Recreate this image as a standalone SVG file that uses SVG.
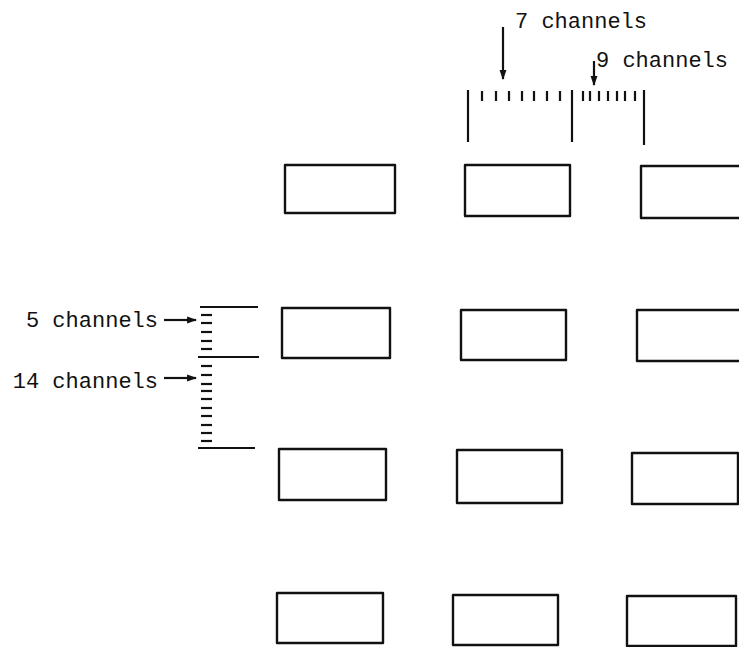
<svg xmlns="http://www.w3.org/2000/svg" width="739" height="647" viewBox="0 0 739 647">
<defs>
<style>
.box{fill:none;stroke:#111;stroke-width:2.4;stroke-linejoin:round}
.ln{stroke:#111;stroke-width:2.2;fill:none}
.tk{stroke:#111;stroke-width:2.2}
.lbl{font-family:"Liberation Mono","DejaVu Sans Mono",monospace;font-size:22px;fill:#111}
</style>
<marker id="ah" viewBox="0 0 10 10" refX="9" refY="5" markerWidth="4.5" markerHeight="4.5" orient="auto" markerUnits="strokeWidth">
<path d="M0,1.5 L10,5 L0,8.5 Z" fill="#111"/>
</marker>
</defs>
<rect width="739" height="647" fill="#fff"/>

<g id="box-r1c1"><rect class="box" x="285" y="165" width="110" height="48"/></g>
<g id="box-r1c2"><rect class="box" x="465" y="165" width="105" height="51"/></g>
<g id="box-r1c3"><rect class="box" x="641" y="166" width="110" height="52"/></g>
<g id="box-r2c1"><rect class="box" x="282" y="308" width="108" height="50"/></g>
<g id="box-r2c2"><rect class="box" x="461" y="310" width="105" height="50"/></g>
<g id="box-r2c3"><rect class="box" x="637" y="310" width="112" height="51"/></g>
<g id="box-r3c1"><rect class="box" x="279" y="449" width="107" height="51"/></g>
<g id="box-r3c2"><rect class="box" x="457" y="450" width="105" height="53"/></g>
<g id="box-r3c3"><rect class="box" x="632" y="453" width="106" height="51"/></g>
<g id="box-r4c1"><rect class="box" x="277" y="593" width="106" height="50"/></g>
<g id="box-r4c2"><rect class="box" x="453" y="595" width="105" height="50"/></g>
<g id="box-r4c3"><rect class="box" x="627" y="596" width="109" height="50"/></g>

<g id="top-scale">
<line class="ln" x1="468" y1="90" x2="468" y2="142"/>
<line class="ln" x1="572" y1="90" x2="572" y2="142"/>
<line class="ln" x1="644" y1="90" x2="644" y2="145"/>
<g class="tk">
<line x1="482" y1="91" x2="482" y2="101"/>
<line x1="496" y1="91" x2="496" y2="101"/>
<line x1="509" y1="91" x2="509" y2="101"/>
<line x1="522" y1="91" x2="522" y2="101"/>
<line x1="534" y1="91" x2="534" y2="101"/>
<line x1="547" y1="91" x2="547" y2="101"/>
<line x1="560" y1="91" x2="560" y2="101"/>
<line x1="583" y1="91" x2="583" y2="101"/>
<line x1="590" y1="91" x2="590" y2="101"/>
<line x1="599" y1="91" x2="599" y2="101"/>
<line x1="608" y1="91" x2="608" y2="101"/>
<line x1="617" y1="91" x2="617" y2="101"/>
<line x1="625" y1="91" x2="625" y2="101"/>
<line x1="635" y1="91" x2="635" y2="101"/>
</g>
</g>

<g id="left-scale">
<line class="ln" x1="200" y1="307" x2="258" y2="307"/>
<line class="ln" x1="198" y1="357" x2="259" y2="357"/>
<line class="ln" x1="198" y1="448" x2="255" y2="448"/>
<g class="tk">
<line x1="201" y1="315" x2="212" y2="315"/>
<line x1="201" y1="323" x2="212" y2="323"/>
<line x1="201" y1="332" x2="212" y2="332"/>
<line x1="201" y1="341" x2="212" y2="341"/>
<line x1="201" y1="349" x2="212" y2="349"/>
<line x1="201" y1="366" x2="212" y2="366"/>
<line x1="201" y1="375" x2="212" y2="375"/>
<line x1="201" y1="384" x2="212" y2="384"/>
<line x1="201" y1="391" x2="212" y2="391"/>
<line x1="201" y1="399" x2="212" y2="399"/>
<line x1="201" y1="408" x2="212" y2="408"/>
<line x1="201" y1="416" x2="212" y2="416"/>
<line x1="201" y1="425" x2="212" y2="425"/>
<line x1="201" y1="433" x2="212" y2="433"/>
<line x1="201" y1="441" x2="212" y2="441"/>
</g>
</g>

<g id="connectors">
<line class="ln" x1="503" y1="27" x2="503" y2="79" marker-end="url(#ah)"/>
<line class="ln" x1="594" y1="61" x2="594" y2="85" marker-end="url(#ah)"/>
<line class="ln" x1="164" y1="320" x2="196" y2="320" marker-end="url(#ah)"/>
<line class="ln" x1="164" y1="378" x2="196" y2="378" marker-end="url(#ah)"/>
</g>

<g id="labels">
<text class="lbl" x="515" y="28">7 channels</text>
<text class="lbl" x="596" y="67">9 channels</text>
<text class="lbl" x="158" y="327" text-anchor="end">5 channels</text>
<text class="lbl" x="158" y="388" text-anchor="end">14 channels</text>
</g>
</svg>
══════════
# PROBLEM TO WORK ON
Word for word, quote the full listing, omitting every picture.

# TASK OUTPUT
Recreate this image as a standalone SVG file that uses SVG.
<svg xmlns="http://www.w3.org/2000/svg" width="739" height="647" viewBox="0 0 739 647">
<defs>
<style>
.box{fill:none;stroke:#111;stroke-width:2.4;stroke-linejoin:round}
.ln{stroke:#111;stroke-width:2.2;fill:none}
.tk{stroke:#111;stroke-width:2.2}
.lbl{font-family:"Liberation Mono","DejaVu Sans Mono",monospace;font-size:22px;fill:#111}
</style>
<marker id="ah" viewBox="0 0 10 10" refX="9" refY="5" markerWidth="4.5" markerHeight="4.5" orient="auto" markerUnits="strokeWidth">
<path d="M0,1.5 L10,5 L0,8.5 Z" fill="#111"/>
</marker>
</defs>
<rect width="739" height="647" fill="#fff"/>

<g id="box-r1c1"><rect class="box" x="285" y="165" width="110" height="48"/></g>
<g id="box-r1c2"><rect class="box" x="465" y="165" width="105" height="51"/></g>
<g id="box-r1c3"><rect class="box" x="641" y="166" width="110" height="52"/></g>
<g id="box-r2c1"><rect class="box" x="282" y="308" width="108" height="50"/></g>
<g id="box-r2c2"><rect class="box" x="461" y="310" width="105" height="50"/></g>
<g id="box-r2c3"><rect class="box" x="637" y="310" width="112" height="51"/></g>
<g id="box-r3c1"><rect class="box" x="279" y="449" width="107" height="51"/></g>
<g id="box-r3c2"><rect class="box" x="457" y="450" width="105" height="53"/></g>
<g id="box-r3c3"><rect class="box" x="632" y="453" width="106" height="51"/></g>
<g id="box-r4c1"><rect class="box" x="277" y="593" width="106" height="50"/></g>
<g id="box-r4c2"><rect class="box" x="453" y="595" width="105" height="50"/></g>
<g id="box-r4c3"><rect class="box" x="627" y="596" width="109" height="50"/></g>

<g id="top-scale">
<line class="ln" x1="468" y1="90" x2="468" y2="142"/>
<line class="ln" x1="572" y1="90" x2="572" y2="142"/>
<line class="ln" x1="644" y1="90" x2="644" y2="145"/>
<g class="tk">
<line x1="482" y1="91" x2="482" y2="101"/>
<line x1="496" y1="91" x2="496" y2="101"/>
<line x1="509" y1="91" x2="509" y2="101"/>
<line x1="522" y1="91" x2="522" y2="101"/>
<line x1="534" y1="91" x2="534" y2="101"/>
<line x1="547" y1="91" x2="547" y2="101"/>
<line x1="560" y1="91" x2="560" y2="101"/>
<line x1="583" y1="91" x2="583" y2="101"/>
<line x1="590" y1="91" x2="590" y2="101"/>
<line x1="599" y1="91" x2="599" y2="101"/>
<line x1="608" y1="91" x2="608" y2="101"/>
<line x1="617" y1="91" x2="617" y2="101"/>
<line x1="625" y1="91" x2="625" y2="101"/>
<line x1="635" y1="91" x2="635" y2="101"/>
</g>
</g>

<g id="left-scale">
<line class="ln" x1="200" y1="307" x2="258" y2="307"/>
<line class="ln" x1="198" y1="357" x2="259" y2="357"/>
<line class="ln" x1="198" y1="448" x2="255" y2="448"/>
<g class="tk">
<line x1="201" y1="315" x2="212" y2="315"/>
<line x1="201" y1="323" x2="212" y2="323"/>
<line x1="201" y1="332" x2="212" y2="332"/>
<line x1="201" y1="341" x2="212" y2="341"/>
<line x1="201" y1="349" x2="212" y2="349"/>
<line x1="201" y1="366" x2="212" y2="366"/>
<line x1="201" y1="375" x2="212" y2="375"/>
<line x1="201" y1="384" x2="212" y2="384"/>
<line x1="201" y1="391" x2="212" y2="391"/>
<line x1="201" y1="399" x2="212" y2="399"/>
<line x1="201" y1="408" x2="212" y2="408"/>
<line x1="201" y1="416" x2="212" y2="416"/>
<line x1="201" y1="425" x2="212" y2="425"/>
<line x1="201" y1="433" x2="212" y2="433"/>
<line x1="201" y1="441" x2="212" y2="441"/>
</g>
</g>

<g id="connectors">
<line class="ln" x1="503" y1="27" x2="503" y2="79" marker-end="url(#ah)"/>
<line class="ln" x1="594" y1="61" x2="594" y2="85" marker-end="url(#ah)"/>
<line class="ln" x1="164" y1="320" x2="196" y2="320" marker-end="url(#ah)"/>
<line class="ln" x1="164" y1="378" x2="196" y2="378" marker-end="url(#ah)"/>
</g>

<g id="labels">
<text class="lbl" x="515" y="28">7 channels</text>
<text class="lbl" x="596" y="67">9 channels</text>
<text class="lbl" x="158" y="327" text-anchor="end">5 channels</text>
<text class="lbl" x="158" y="388" text-anchor="end">14 channels</text>
</g>
</svg>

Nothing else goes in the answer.